About Those Glaciers

I've barely mentioned the Greenland glaciers in the almost 14 years I've been blogging, despite the role that work on the climate crisis plays in my daily life. I try to keep mentions of climate change to a minimum here, since it would otherwise overwhelm everything else, and me.

The glaciers have come up a couple of times, though.

In 2012, I saw Will Steger speak and show a time-lapse video of a glacier moving and shrinking.

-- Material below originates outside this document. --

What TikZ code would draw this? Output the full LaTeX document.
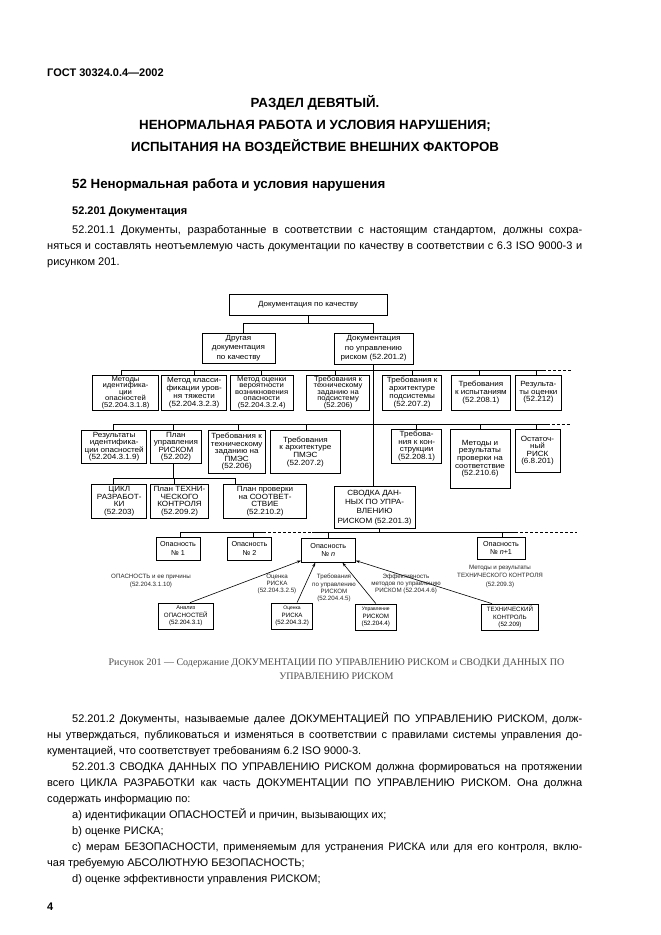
\documentclass[tikz,border=0pt]{standalone}
\usepackage{fontspec}
\setmainfont{Liberation Sans}
\newfontfamily\diagf[FakeStretch=1.08]{Liberation Sans}
\newfontfamily\capf{Liberation Serif}
\usetikzlibrary{arrows.meta}
\newcommand\fs[2]{\fontsize{#1}{#2}\selectfont\lineskiplimit=-20pt\relax}
\newcommand\dfs[2]{\diagf\fontsize{#1}{#2}\selectfont\lineskiplimit=-20pt\relax}
\tikzset{
 bxs/.style={draw, line width=0.7pt, inner sep=0pt, align=center, font=\dfs{7.5}{7.6}},
 bus/.style={line width=0.7pt},
 dbus/.style={line width=0.7pt, dash pattern=on 3pt off 2pt},
 lab/.style={inner sep=0pt, align=center, font=\fs{6.2}{7.2}, text=black!85},
 arr/.style={line width=0.6pt, -{Stealth[length=4.5pt,width=2.8pt]}},
 bl/.style={anchor=base west, inner sep=0pt, font=\fontsize{11}{13}\selectfont},
 hd/.style={anchor=base, inner sep=0pt, font=\bfseries\fontsize{13.3}{16}\selectfont},
}
\newcommand\bx[7][]{\node[bxs, minimum width=#5pt, minimum height=#6pt, #1] (#2) at (#3,#4) {#7};}
\newcommand\jl[4]{\node[bl] (#1) at (#2) {\makebox[#3pt][s]{#4}};}
\begin{document}
\begin{tikzpicture}[x=1pt,y=-1pt]
\useasboundingbox (0,0) rectangle (661,935);
\fill[white] (0,0) rectangle (661,935);
% ---------- header and titles
\node[bl, font=\bfseries\fontsize{11}{13}\selectfont] (gost) at (47,76) {ГОСТ 30324.0.4—2002};
\node[hd] (h1) at (315,107) {РАЗДЕЛ ДЕВЯТЫЙ.};
\node[hd] (h2) at (315,129) {НЕНОРМАЛЬНАЯ РАБОТА И УСЛОВИЯ НАРУШЕНИЯ;};
\node[hd] (h3) at (315,151) {ИСПЫТАНИЯ НА ВОЗДЕЙСТВИЕ ВНЕШНИХ ФАКТОРОВ};
\node[bl, font=\bfseries\fontsize{13.3}{16}\selectfont] (s52) at (72,188) {52 Ненормальная работа и условия нарушения};
\node[bl, font=\bfseries\fontsize{11}{13}\selectfont] (s201) at (72,214) {52.201 Документация};
% ---------- paragraph 52.201.1
\jl{p11}{72,233}{510}{52.201.1 Документы, разработанные в соответствии с настоящим стандартом, должны сохра-}
\jl{p12}{47,249}{535}{няться и составлять неотъемлемую часть документации по качеству в соответствии с 6.3 ISO 9000-3 и}
\node[bl] (p13) at (47,265) {рисунком 201.};
% ---------- diagram boxes
\bx{Q}{308}{304.5}{158}{21}{Документация по качеству}
\bx[font=\dfs{7.5}{9.6}]{O}{238.5}{348}{73}{30}{Другая\\документация\\по качеству}
\bx[font=\dfs{7.5}{9.6}]{R}{373.5}{348.5}{79}{31}{Документация\\по управлению\\риском (52.201.2)}
% row 3
\bx[font=\dfs{7.1}{6.5}]{A1}{125.5}{392.5}{65.6}{35}{Методы\\идентифика-\\ции\\опасностей\\(52.204.3.1.8)}
\bx[font=\dfs{7.5}{8.2}]{A2}{194.2}{392.5}{65}{35}{Метод класси-\\фикации уров-\\ня тяжести\\(52.204.3.2.3)}
\bx[font=\dfs{7.1}{6.5}]{A3}{261.7}{392.5}{63.3}{35}{Метод оценки\\вероятности\\возникновения\\опасности\\(52.204.3.2.4)}
\bx[font=\dfs{7.1}{6.5}]{A4}{338.1}{392.5}{62.8}{35}{Требования к\\техническому\\заданию на\\подсистему\\(52.206)}
\bx[font=\dfs{7.5}{8.2}]{A5}{412.2}{392.5}{59}{35}{Требования к\\архитектуре\\подсистемы\\(52.207.2)}
\bx{A6}{480.9}{392.5}{58.3}{35}{Требования\\к испытаниям\\(52.208.1)}
\bx{A7}{538.4}{392.5}{46.7}{35}{Результа-\\ты оценки\\(52.212)}
% row 4
\bx{B1}{114.2}{446.7}{65}{33.3}{Результаты\\идентифика-\\ции опасностей\\(52.204.3.1.9)}
\bx[font=\dfs{7.5}{7.2}]{B2}{175.9}{446.7}{51.7}{33.3}{План\\управления\\РИСКОМ\\(52.202)}
\bx{B3}{236.7}{451.7}{56.7}{43.3}{Требования к\\техническому\\заданию на\\ПМЭС\\(52.206)}
\bx{B4}{305.4}{451.7}{69.3}{43.3}{Требования\\к архитектуре\\ПМЭС\\(52.207.2)}
\bx{B5}{416.7}{446.2}{50}{34.3}{Требова-\\ния к кон-\\струкции\\(52.208.1)}
\bx{B6}{480}{458.7}{60}{59.3}{Методы и\\результаты\\проверки на\\соответствие\\(52.210.6)}
\bx{B7}{537.5}{450.7}{45}{43.3}{Остаточ-\\ный\\РИСК\\(6.8.201)}
% row 5
\bx{C1}{119.2}{501.3}{55}{34}{ЦИКЛ\\РАЗРАБОТ-\\КИ\\(52.203)}
\bx{C2}{179.5}{501.3}{57.6}{34}{План ТЕХНИ-\\ЧЕСКОГО\\КОНТРОЛЯ\\(52.209.2)}
\bx{C3}{265}{501.3}{83.4}{34}{План проверки\\на СООТВЕТ-\\СТВИЕ\\(52.210.2)}
\bx[font=\dfs{7.5}{9.2}]{S}{374.5}{507.5}{81}{41.6}{СВОДКА ДАН-\\НЫХ ПО УПРА-\\ВЛЕНИЮ\\РИСКОМ (52.201.3)}
% row 6
\bx[font=\fs{7.2}{8.6}]{D1}{178}{548.5}{44}{23}{Опасность\\№ 1}
\bx[font=\fs{7.2}{8.6}]{D2}{249.5}{548.5}{44.4}{23}{Опасность\\№ 2}
\bx[font=\fs{7.2}{8.6}, line width=1pt]{Dn}{328.35}{550}{53.3}{24}{Опасность\\№ \textit{n}}
\bx[font=\fs{7.2}{8.6}]{Dn1}{501}{548}{48}{22}{Опасность\\№ \textit{n}+1}
% bottom boxes
\bx[font=\fs{6.2}{7.4}]{E1}{185.8}{616}{55}{26}{{\fontsize{5.6}{7}\selectfont Анализ}\\ОПАСНОСТЕЙ\\(52.204.3.1)}
\bx[font=\fs{6.2}{7.4}, line width=0.9pt]{E2}{292.1}{616}{40.8}{26}{{\fontsize{5}{7}\selectfont Оценка}\\РИСКА\\(52.204.3.2)}
\bx[font=\fs{6.2}{7.4}, line width=0.9pt]{E3}{375.85}{617}{41.7}{26}{{\fontsize{5}{7}\selectfont Управление}\\РИСКОМ\\(52.204.4)}
\bx[font=\fs{6.2}{7.4}]{E4}{510}{617}{56.6}{26}{ТЕХНИЧЕСКИЙ\\КОНТРОЛЬ\\(52.209)}
% ---------- connectors
\coordinate (j1) at (308.7,323.3);
\draw[bus] (Q.south) -- (Q.south |- j1);
\draw[bus] ([xshift=4.5pt]O.north) coordinate (t) -- (t |- j1) -- (R.north |- j1) -- (R.north);
% bus row 3
\coordinate (b3L) at (121.7,370);
\coordinate (b3R) at (543,370);
\coordinate (b3E) at (572,370);
\draw[bus] (b3L) -- (b3R);
\draw[dbus] (b3R) -- (b3E);
\foreach \n/\s in {A1/-3.8, A2/0, A3/0, A4/-3, A5/0, A6/-1.6, A7/-2.4}
  \draw[bus] ([xshift=\s pt]\n.north) coordinate (t) -- (t |- b3L);
\draw[bus] (R.south) -- (R.south |- S.north);
% bus row 4
\coordinate (b4L) at (113.3,424);
\coordinate (b4R) at (546.7,424);
\coordinate (b4E) at (570,424);
\draw[bus] (b4L) -- (b4R);
\draw[dbus] (b4R) -- (b4E);
\foreach \n/\s in {B1/-0.9, B2/-2.6, B3/1.6, B4/1.3, B5/-0.7, B6/0, B7/-1.5}
  \draw[bus] ([xshift=\s pt]\n.north) coordinate (t) -- (t |- b4L);
% bus row 5
\coordinate (b5L) at (113.3,478.3);
\coordinate (b5R) at (235,478.3);
\draw[bus] ([xshift=-2.6pt]B2.south) coordinate (t) -- (t |- b5L);
\draw[bus] (b5L) -- (b5R);
\foreach \n/\s in {C1/-5.9, C2/-5.5, C3/-30}
  \draw[bus] ([xshift=\s pt]\n.north) coordinate (t) -- (t |- b5L);
% bus row 6
\coordinate (b6a) at (180,532.5);
\coordinate (b6b) at (263,532.5);
\coordinate (b6c) at (312,532.5);
\coordinate (b6d) at (515,532.5);
\coordinate (b6e) at (577,532.5);
\draw[bus] ([xshift=4.8pt]S.south) coordinate (t) -- (t |- b6a);
\draw[bus] (b6a) -- (b6b);
\draw[dbus] (b6b) -- (b6c);
\draw[bus] (b6c) -- (b6d);
\draw[dbus] (b6d) -- (b6e);
\foreach \n/\s in {D1/2, D2/3.8, Dn/0, Dn1/1.7}
  \draw[bus] ([xshift=\s pt]\n.north) coordinate (t) -- (t |- b6a);
% arrows into hazard n
\draw[arr] ([xshift=4.2pt]E1.north) -- ([yshift=2pt]Dn.south west);
\draw[arr] ([xshift=5pt]E2.north) -- ([xshift=-13pt]Dn.south);
\draw[arr] (E3.north) -- ([xshift=14pt]Dn.south);
\draw[arr] ([xshift=-18pt]E4.north) -- ([yshift=2pt]Dn.south east);
% labels
\node[lab, font=\fs{6.2}{8}] (L1) at (151,581) {ОПАСНОСТЬ и ее причины\\(52.204.3.1.10)};
\node[lab] (L2) at (277,584) {Оценка\\РИСКА\\(52.204.3.2.5)};
\node[lab] (L3) at (334,588) {Требования\\по управлению\\РИСКОМ\\(52.204.4.5)};
\node[lab] (L4) at (406,584) {Эффективность\\методов по управлению\\РИСКОМ (52.204.4.6)};
\node[lab, font=\fs{6.2}{8.5}] (L5) at (500,576.5) {Методы и результаты\\ТЕХНИЧЕСКОГО КОНТРОЛЯ\\(52.209.3)};
% ---------- caption
\node[anchor=base, inner sep=0pt, font=\capf\fontsize{10}{12}\selectfont, text=black!70] (cap1) at (336.5,665) {Рисунок 201 — Содержание ДОКУМЕНТАЦИИ ПО УПРАВЛЕНИЮ РИСКОМ и СВОДКИ ДАННЫХ ПО};
\node[anchor=base, inner sep=0pt, font=\capf\fontsize{10}{12}\selectfont, text=black!70] (cap2) at (336.5,679) {УПРАВЛЕНИЮ РИСКОМ};
% ---------- paragraphs 52.201.2, 52.201.3
\jl{p21}{72,722}{510}{52.201.2 Документы, называемые далее ДОКУМЕНТАЦИЕЙ ПО УПРАВЛЕНИЮ РИСКОМ, долж-}
\jl{p22}{47,738}{535}{ны утверждаться, публиковаться и изменяться в соответствии с правилами системы управления до-}
\node[bl] (p23) at (47,754) {кументацией, что соответствует требованиям 6.2 ISO 9000-3.};
\jl{p31}{72,770}{510}{52.201.3 СВОДКА ДАННЫХ ПО УПРАВЛЕНИЮ РИСКОМ должна формироваться на протяжении}
\jl{p32}{47,786}{535}{всего ЦИКЛА РАЗРАБОТКИ как часть ДОКУМЕНТАЦИИ ПО УПРАВЛЕНИЮ РИСКОМ. Она должна}
\node[bl] (p33) at (47,802) {содержать информацию по:};
\node[bl] (pa) at (72,818) {a) идентификации ОПАСНОСТЕЙ и причин, вызывающих их;};
\node[bl] (pb) at (72,834) {b) оценке РИСКА;};
\jl{pc1}{72,850}{510}{c) мерам БЕЗОПАСНОСТИ, применяемым для устранения РИСКА или для его контроля, вклю-}
\node[bl] (pc2) at (47,866) {чая требуемую АБСОЛЮТНУЮ БЕЗОПАСНОСТЬ;};
\node[bl] (pd) at (72,882) {d) оценке эффективности управления РИСКОМ;};
\node[bl, font=\bfseries\fontsize{11}{13}\selectfont] (pg) at (47,910) {4};
\end{tikzpicture}
\end{document}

I wrote that day that the glaciers are "moving much more rapidly now than in the past because more melt means more lubrication, speeding their ooze to the sea."

Then in June 2019, in a Twitter round-up after an IPCC report, I included a couple of tweets, one of which was this:

Greenland's ice sheet is melting 6x faster than it was in the 1980s, and the meltwater is directly raising sea levels, according to a new study published in the journal Proceedings of the National Academy of Sciences.

Well, here's the 2021 update, based on a story from the Washington Post, citing multiple glacier researchers.

  • The ice sheet lost more than it gained for the 25th year in a row.
  • It rained at the summit of the ice sheet for the first time in known history.
  • Even though there was more snowfall than in most recent years, which added to the glacier temporarily, overall "ice loss from iceberg calving and ocean melt was the highest since at least satellite records began in 1986."

As a final kick in the pants, if rain becomes common in the summer months, it will make the jobs of the researchers who track the glaciers harder than it already is, forcing them to change everything from how they land airplanes to food storage to how sewage is handled. Essentially, all of their assumptions about the ground beneath their feet will be wrong.

One more metaphor in this climate-changing world, as if we needed another.